§ Items
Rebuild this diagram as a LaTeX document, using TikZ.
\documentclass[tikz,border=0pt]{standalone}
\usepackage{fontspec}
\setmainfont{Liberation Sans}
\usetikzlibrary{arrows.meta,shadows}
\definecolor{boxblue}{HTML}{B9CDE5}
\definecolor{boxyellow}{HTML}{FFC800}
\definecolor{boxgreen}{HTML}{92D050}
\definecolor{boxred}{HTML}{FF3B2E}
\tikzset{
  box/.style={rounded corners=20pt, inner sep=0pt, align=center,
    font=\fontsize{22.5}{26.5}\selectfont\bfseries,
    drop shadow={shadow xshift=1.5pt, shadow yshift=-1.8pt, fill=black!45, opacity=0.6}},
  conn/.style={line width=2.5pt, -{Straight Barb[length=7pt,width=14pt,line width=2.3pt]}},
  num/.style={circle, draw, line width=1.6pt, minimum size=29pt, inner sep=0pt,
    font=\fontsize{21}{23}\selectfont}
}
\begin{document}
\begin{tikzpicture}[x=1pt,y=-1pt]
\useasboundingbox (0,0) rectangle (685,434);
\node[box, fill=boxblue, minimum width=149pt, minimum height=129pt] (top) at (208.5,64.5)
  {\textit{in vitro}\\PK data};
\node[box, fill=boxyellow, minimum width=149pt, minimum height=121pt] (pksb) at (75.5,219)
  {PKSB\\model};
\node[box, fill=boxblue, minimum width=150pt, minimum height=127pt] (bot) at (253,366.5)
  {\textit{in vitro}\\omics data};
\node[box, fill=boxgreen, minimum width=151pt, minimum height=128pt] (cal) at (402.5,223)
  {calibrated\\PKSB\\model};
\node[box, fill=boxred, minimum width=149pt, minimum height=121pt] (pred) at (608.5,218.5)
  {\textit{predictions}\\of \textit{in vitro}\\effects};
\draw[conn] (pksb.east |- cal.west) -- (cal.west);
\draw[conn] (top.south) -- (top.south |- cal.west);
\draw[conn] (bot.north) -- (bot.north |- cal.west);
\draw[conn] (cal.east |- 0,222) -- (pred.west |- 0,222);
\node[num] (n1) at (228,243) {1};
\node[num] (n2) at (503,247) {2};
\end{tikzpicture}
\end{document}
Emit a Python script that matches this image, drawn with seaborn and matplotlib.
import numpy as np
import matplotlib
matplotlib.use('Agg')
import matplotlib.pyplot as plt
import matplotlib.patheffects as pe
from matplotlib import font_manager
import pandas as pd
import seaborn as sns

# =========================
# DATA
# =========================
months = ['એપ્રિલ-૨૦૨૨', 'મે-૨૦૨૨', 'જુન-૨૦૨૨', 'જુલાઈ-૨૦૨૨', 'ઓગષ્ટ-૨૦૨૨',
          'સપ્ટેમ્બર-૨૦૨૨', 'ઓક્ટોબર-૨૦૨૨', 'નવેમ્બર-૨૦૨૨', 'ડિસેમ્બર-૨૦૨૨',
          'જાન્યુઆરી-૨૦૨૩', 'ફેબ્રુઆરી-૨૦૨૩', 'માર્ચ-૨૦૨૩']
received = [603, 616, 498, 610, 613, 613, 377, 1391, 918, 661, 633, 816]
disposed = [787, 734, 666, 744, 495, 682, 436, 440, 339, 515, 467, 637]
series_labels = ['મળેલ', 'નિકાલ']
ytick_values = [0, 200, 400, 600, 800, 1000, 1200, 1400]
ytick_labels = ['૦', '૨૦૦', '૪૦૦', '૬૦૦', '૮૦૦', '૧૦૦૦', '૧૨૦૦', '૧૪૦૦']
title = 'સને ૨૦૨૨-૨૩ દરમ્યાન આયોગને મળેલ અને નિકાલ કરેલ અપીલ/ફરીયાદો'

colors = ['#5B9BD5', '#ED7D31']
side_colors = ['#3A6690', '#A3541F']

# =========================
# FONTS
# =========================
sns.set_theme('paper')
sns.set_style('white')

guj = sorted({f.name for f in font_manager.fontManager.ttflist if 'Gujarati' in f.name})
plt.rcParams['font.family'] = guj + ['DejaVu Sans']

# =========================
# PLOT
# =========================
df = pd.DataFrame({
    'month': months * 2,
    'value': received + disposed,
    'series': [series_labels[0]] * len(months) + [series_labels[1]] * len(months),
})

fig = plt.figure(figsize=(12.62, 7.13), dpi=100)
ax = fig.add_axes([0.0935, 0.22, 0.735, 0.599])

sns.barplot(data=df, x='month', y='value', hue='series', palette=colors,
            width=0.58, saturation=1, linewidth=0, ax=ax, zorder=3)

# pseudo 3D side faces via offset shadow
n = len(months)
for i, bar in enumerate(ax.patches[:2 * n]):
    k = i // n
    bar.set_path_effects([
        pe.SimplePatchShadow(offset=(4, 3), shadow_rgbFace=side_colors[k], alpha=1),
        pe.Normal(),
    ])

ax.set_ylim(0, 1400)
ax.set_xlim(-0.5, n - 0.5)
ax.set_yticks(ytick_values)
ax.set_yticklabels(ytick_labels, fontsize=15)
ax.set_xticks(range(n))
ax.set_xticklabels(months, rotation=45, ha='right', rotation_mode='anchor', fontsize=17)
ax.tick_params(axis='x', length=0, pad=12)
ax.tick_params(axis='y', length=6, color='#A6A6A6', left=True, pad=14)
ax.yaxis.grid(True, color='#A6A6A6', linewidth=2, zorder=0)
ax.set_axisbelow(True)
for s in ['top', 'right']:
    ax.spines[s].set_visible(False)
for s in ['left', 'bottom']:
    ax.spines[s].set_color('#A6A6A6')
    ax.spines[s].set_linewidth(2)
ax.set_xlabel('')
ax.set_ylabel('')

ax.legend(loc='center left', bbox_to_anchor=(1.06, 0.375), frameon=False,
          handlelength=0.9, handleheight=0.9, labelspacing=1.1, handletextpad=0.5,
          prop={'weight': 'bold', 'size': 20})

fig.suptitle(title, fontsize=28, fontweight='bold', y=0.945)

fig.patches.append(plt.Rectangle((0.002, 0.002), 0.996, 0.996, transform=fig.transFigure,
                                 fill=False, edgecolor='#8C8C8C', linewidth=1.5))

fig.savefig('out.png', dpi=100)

...

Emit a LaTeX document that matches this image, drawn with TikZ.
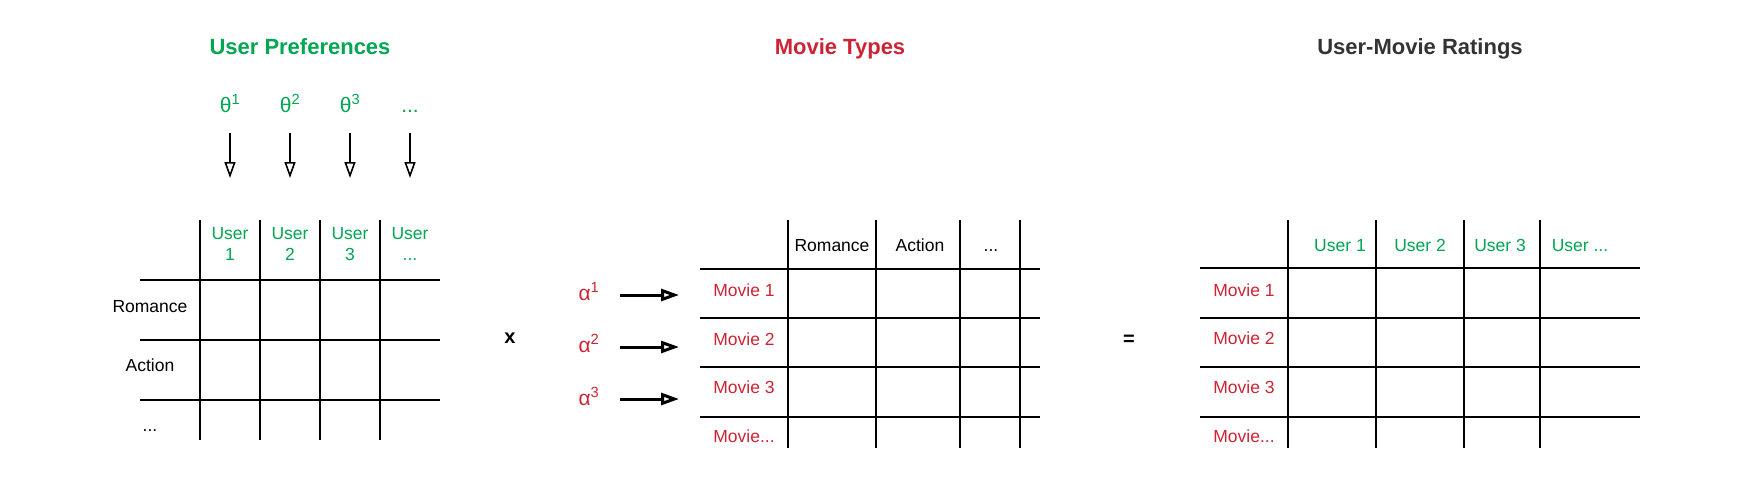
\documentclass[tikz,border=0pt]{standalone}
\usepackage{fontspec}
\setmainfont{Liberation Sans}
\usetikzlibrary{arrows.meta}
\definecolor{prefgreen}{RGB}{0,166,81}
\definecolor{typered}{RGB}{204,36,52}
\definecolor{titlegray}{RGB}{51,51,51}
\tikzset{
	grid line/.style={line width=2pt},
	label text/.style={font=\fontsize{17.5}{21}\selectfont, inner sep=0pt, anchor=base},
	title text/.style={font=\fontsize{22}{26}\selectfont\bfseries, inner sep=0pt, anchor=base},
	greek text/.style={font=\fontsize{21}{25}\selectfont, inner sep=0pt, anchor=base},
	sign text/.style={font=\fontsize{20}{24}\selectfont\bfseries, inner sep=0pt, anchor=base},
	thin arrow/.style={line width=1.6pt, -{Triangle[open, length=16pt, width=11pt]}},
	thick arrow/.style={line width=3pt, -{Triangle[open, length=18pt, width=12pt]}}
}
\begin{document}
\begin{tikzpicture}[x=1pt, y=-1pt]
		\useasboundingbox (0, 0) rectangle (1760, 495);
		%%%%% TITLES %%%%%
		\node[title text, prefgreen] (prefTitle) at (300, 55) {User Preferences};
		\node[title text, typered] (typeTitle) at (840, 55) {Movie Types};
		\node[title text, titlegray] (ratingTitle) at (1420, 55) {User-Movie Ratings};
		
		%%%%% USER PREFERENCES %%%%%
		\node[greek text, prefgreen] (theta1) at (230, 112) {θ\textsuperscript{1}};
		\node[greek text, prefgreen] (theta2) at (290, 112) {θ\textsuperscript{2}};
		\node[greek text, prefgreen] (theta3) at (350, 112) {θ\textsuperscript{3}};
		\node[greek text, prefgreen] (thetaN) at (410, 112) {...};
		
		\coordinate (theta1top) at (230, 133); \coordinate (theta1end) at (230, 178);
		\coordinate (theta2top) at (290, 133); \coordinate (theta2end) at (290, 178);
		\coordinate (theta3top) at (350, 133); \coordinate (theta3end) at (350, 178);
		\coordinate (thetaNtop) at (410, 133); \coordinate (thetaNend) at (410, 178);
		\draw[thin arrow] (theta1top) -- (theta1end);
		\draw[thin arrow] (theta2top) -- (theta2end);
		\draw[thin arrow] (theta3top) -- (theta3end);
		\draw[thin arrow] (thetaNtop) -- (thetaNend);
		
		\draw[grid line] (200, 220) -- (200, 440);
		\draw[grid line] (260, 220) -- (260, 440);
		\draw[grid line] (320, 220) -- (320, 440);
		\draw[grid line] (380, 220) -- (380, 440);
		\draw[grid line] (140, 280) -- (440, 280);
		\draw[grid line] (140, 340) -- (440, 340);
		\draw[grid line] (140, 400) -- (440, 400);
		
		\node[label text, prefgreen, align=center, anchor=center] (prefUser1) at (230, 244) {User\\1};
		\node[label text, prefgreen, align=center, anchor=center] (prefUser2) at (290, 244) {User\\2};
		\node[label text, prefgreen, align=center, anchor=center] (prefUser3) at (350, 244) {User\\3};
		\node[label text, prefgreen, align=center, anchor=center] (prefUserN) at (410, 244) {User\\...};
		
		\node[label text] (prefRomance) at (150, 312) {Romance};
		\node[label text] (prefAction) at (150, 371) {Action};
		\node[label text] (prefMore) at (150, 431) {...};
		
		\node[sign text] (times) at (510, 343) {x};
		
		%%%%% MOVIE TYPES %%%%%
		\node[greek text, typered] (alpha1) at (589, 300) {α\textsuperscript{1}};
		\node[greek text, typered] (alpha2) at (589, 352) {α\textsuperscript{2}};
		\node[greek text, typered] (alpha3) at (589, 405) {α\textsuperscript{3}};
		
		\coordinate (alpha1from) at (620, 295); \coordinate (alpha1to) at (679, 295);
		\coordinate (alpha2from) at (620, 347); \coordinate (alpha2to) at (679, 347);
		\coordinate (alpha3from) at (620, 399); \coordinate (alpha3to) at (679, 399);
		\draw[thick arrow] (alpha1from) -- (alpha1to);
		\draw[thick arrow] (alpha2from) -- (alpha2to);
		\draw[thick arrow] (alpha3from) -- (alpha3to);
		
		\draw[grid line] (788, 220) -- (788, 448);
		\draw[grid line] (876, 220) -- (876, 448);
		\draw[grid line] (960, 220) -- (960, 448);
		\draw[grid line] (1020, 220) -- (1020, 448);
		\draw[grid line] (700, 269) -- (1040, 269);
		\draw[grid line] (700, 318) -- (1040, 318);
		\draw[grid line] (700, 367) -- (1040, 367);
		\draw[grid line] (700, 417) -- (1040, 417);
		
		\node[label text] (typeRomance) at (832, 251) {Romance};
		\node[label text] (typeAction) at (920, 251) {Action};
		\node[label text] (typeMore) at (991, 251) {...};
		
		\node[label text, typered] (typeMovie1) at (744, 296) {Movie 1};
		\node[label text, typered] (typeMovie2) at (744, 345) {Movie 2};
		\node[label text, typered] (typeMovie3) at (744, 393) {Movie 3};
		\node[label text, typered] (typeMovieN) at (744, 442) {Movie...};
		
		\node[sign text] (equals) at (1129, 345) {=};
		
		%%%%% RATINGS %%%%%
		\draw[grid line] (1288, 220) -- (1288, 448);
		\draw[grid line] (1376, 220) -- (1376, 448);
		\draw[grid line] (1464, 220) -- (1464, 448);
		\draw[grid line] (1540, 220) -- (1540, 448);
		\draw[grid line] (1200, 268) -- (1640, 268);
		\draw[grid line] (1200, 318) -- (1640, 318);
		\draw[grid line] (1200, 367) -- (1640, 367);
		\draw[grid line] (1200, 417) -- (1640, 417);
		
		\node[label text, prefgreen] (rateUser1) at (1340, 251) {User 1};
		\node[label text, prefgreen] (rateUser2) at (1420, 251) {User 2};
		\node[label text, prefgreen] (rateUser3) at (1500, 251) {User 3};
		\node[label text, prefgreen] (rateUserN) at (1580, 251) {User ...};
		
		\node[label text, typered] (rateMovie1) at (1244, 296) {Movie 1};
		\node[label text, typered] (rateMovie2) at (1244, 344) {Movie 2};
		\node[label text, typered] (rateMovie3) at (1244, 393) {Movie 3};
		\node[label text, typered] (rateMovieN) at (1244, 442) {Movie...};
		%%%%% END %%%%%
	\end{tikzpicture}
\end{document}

§ Request
Take the stretch from the line containing "Emit a LaTeX" through the line containing "text, prefgreen] (thetaN)" and reproduce it exactly, both ends included. Omit the pictures.

§ Written answer
Emit a LaTeX document that matches this image, drawn with TikZ.
\documentclass[tikz,border=0pt]{standalone}
\usepackage{fontspec}
\setmainfont{Liberation Sans}
\usetikzlibrary{arrows.meta}
\definecolor{prefgreen}{RGB}{0,166,81}
\definecolor{typered}{RGB}{204,36,52}
\definecolor{titlegray}{RGB}{51,51,51}
\tikzset{
	grid line/.style={line width=2pt},
	label text/.style={font=\fontsize{17.5}{21}\selectfont, inner sep=0pt, anchor=base},
	title text/.style={font=\fontsize{22}{26}\selectfont\bfseries, inner sep=0pt, anchor=base},
	greek text/.style={font=\fontsize{21}{25}\selectfont, inner sep=0pt, anchor=base},
	sign text/.style={font=\fontsize{20}{24}\selectfont\bfseries, inner sep=0pt, anchor=base},
	thin arrow/.style={line width=1.6pt, -{Triangle[open, length=16pt, width=11pt]}},
	thick arrow/.style={line width=3pt, -{Triangle[open, length=18pt, width=12pt]}}
}
\begin{document}
\begin{tikzpicture}[x=1pt, y=-1pt]
		\useasboundingbox (0, 0) rectangle (1760, 495);
		%%%%% TITLES %%%%%
		\node[title text, prefgreen] (prefTitle) at (300, 55) {User Preferences};
		\node[title text, typered] (typeTitle) at (840, 55) {Movie Types};
		\node[title text, titlegray] (ratingTitle) at (1420, 55) {User-Movie Ratings};
		
		%%%%% USER PREFERENCES %%%%%
		\node[greek text, prefgreen] (theta1) at (230, 112) {θ\textsuperscript{1}};
		\node[greek text, prefgreen] (theta2) at (290, 112) {θ\textsuperscript{2}};
		\node[greek text, prefgreen] (theta3) at (350, 112) {θ\textsuperscript{3}};
		\node[greek text, prefgreen] (thetaN) at (410, 112) {...};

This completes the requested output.